Can you specify as to why are you more efficient than senior associates?
Also, because I'm trying to figure out what practice group to go into, did you ENJOY legal practice/writing in law school? Are there any legit differences between writing for a firm and writing for legal practice? What made you choose litigation? Just how much are you expected to research and write and in what period of time? (Can you give me an example of an assignment?)
Any idea what the corporate guys do at your firm on a daily basis and what their schedules are like? Do corp attorneys have a worse billable:working hour ratio?
First, I'm not a litigator really. I'm an IP d00d so I do some transactional.

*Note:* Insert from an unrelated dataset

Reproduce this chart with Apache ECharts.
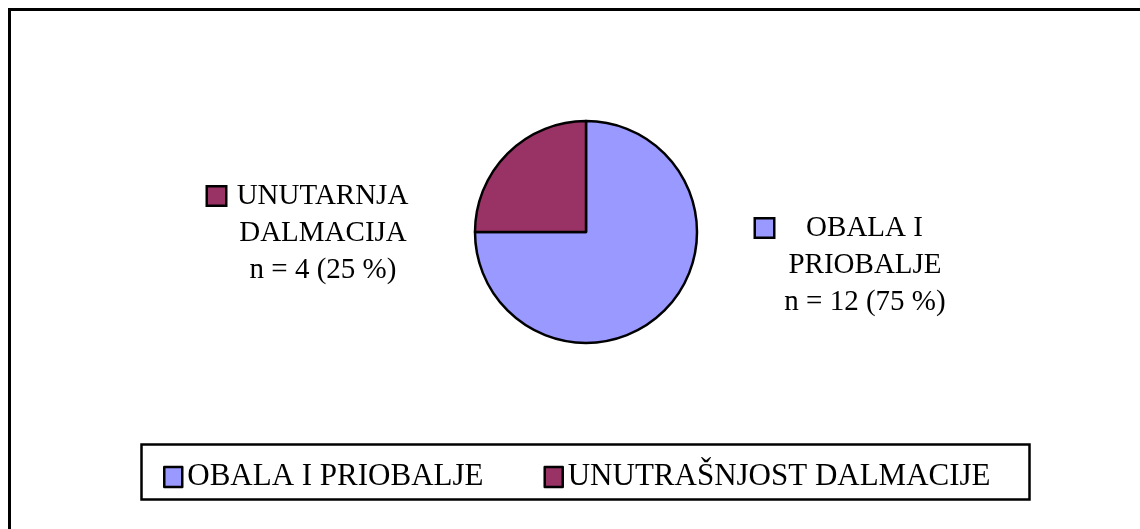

I'm more efficient than seniors for a couple reasons. First, I have workflow from several sources. Second, the work (like doc review and its related type work) are things you can come in, sit down, and bill 10 hours straight doing. More senior level work involves managing tasks and waiting on other people, which generally is not billable. Third, there is just simply more work available for juniors right now at my firm, which means the hopper is always flow.
I did not particularly enjoy my legal writing class and I think legal writing profs / classes, in general, suck. In fact, I think a lot of the lawyers at my firm suck at writing. I do not think law school prepares you to be an effective written advocate. 99% of the law is not about winning appellate briefs, but rather in effective motion practice. Those are two different ball games. Trial judges want clear, effective, straightforward briefs written in language they can understand. Law school does not teach that well. Want to learn to write well? Read briefs written by Roberts when he was a lawyer. Dude was a master.
Research projects can run the gamut from have this back in a few hours to have a full memo prepared in a couple days. Depends on the complexity of the problem and what deadlines are looming. Some moving papers have to be responded to within seven days, so that ups the game a bit. I'm very lucky (grateful?) that I get to draft substantive motions at my level, this is pretty atypical at my firm. I've rocked a couple of motions and get called up out of the bullpen a lot more than I used to.
Corporate guys are less efficient and spend most of their time (from what I can tell) playing the hurry up to wait game. They draft (I use this term loosely) closing docs and prepare binders. They also do due diligence, which is the corp version of doc review.